(a) Review by a writ of certiorari is not a matter of right, but of judicial discretion, and will be granted only for special and important reasons. The primary consideration is whether a decision on the question presented is likely to have significant precedential value. The possibility of an error in the Court of Appeals’ or another tribunal’s decision, without more, ordinarily will not justify review.

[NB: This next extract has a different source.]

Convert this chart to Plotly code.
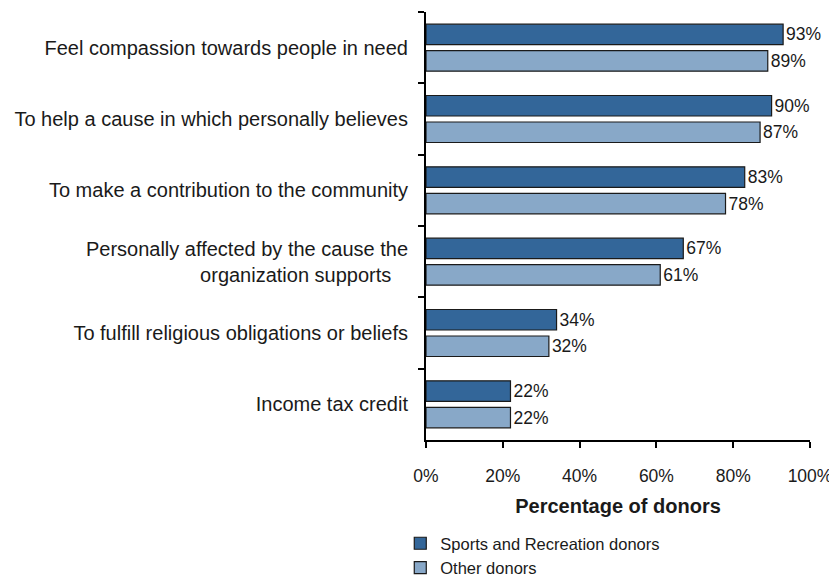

The following, while neither controlling nor wholly measuring the Supreme Court's discretion, indicate the character of reasons that typically will be considered:
(1) The petition presents a question regarding the proper interpretation of, or ambiguity in, a constitutional provision, statute or rule that is likely to affect future cases;
(2) The petition presents a legal question of first impression in Utah that is likely to recur in future cases;
(3) The petition provides an opportunity to resolve confusion or inconsistency in a legal standard set forth in a decision of the Court of Appeals, or in a prior decision of the Supreme Court, that is likely to affect future cases; or
(4) The petition challenges a decision of the Court of Appeals with regard to a legal issue that has not been addressed by the Supreme Court and that is likely to recur in future cases.
(b) After a petition for certiorari has been filed, the panel that issued the opinion of the Court of Appeals may issue a minute entry recommending that the Supreme Court grant the petition. Parties shall not request such a recommendation by motion or otherwise.